Les 40 millions d’électeurs enregistrés peuvent voter jusqu’à 17h00 (15h00 GMT dans l’Est et 16h00 GMT à Kinshasa). Les résultats provisoires seront annoncés le 6 janvier, avant d’inévitables contentieux devant la Cour constitutionnelle.

Martin Fayulu
Martin Fayulu© AFP/John Wessels

Des sondages donnent le « dauphin » perdant et prédisent la victoire de M. Fayulu.

Des élections législatives et provinciales ont lieu en même temps que la présidentielle.

Pour ces élections, Kinshasa a refusé toute aide logistique des Nations unies, présentes depuis 20 ans au Congo, de même que toute mission d’observation occidentale.

Quant au représentant de l’UE en RDC, il a pris l’avion pour Bruxelles samedi soir, après avoir été sommé de quitter le pays jeudi par les autorités.

Pour le jour du vote, le pouvoir a annoncé la fermeture de ses frontières terrestres, lacustres et fluviales avec ses neuf voisins, de Brazzaville à l’Angola en passant par le Rwanda.

En revanche, Internet n’était pas coupé dimanche matin, contrairement à ce qui se passe lors des journées de fortes tensions.

La campagne a été rattrapée par la violence, avec une dizaine de morts selon une association de défense des droits de l’homme, ce que nie le pouvoir.

Samedi soir, les deux candidats de l’opposition ont refusé de signer un document destiné à prévenir les violences post-électorales, en claquant la porte d’une médiation conduite par des observateurs africains.

La RDC reste un des pays les plus instables du continent, avec des centaines de groupes armés encore actifs dans l’Est.

Leurs exactions menacent les civils, à commencer par les femmes violées et soignées dans la clinique du gynécologue Denis Mukwege, prix Nobel de la paix 2018.

Des centaines de milliers de réfugiés et de déplacés internes ne pourront pas voter après avoir fui les conflits civils au Kasaï (centre), Tanganyika, Ituri… Les ONG affirment nourrir des millions de Congolais.

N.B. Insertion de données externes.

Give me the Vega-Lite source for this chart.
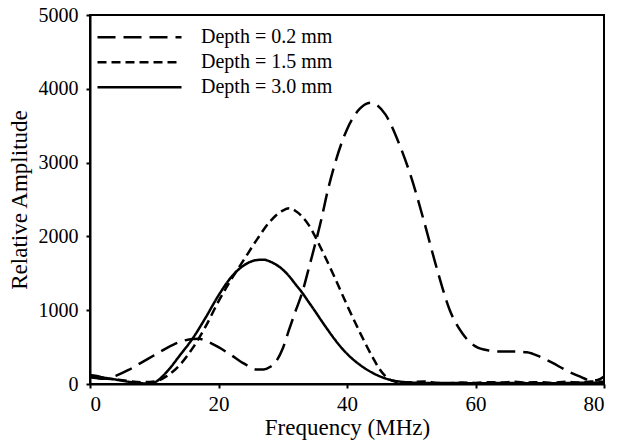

Depuis des mois, la capitale de toutes les douleurs se trouve à Beni, dans le Nord-Kivu, victime des massacres de civils attribués aux milices des ADF et d’une épidémie d’Ebola.

Les élections ont d’ailleurs été reportées à Beni et dans la ville voisine de Butembo, de même qu’à Yumbi (ouest) théâtre de très récentes violences communautaires. Bilan: plus de 1,2 million d’électeurs en moins sur 40 millions d’inscrits.

L’opposition accuse le pouvoir de mettre à l’écart ses bastions anti-Kabila.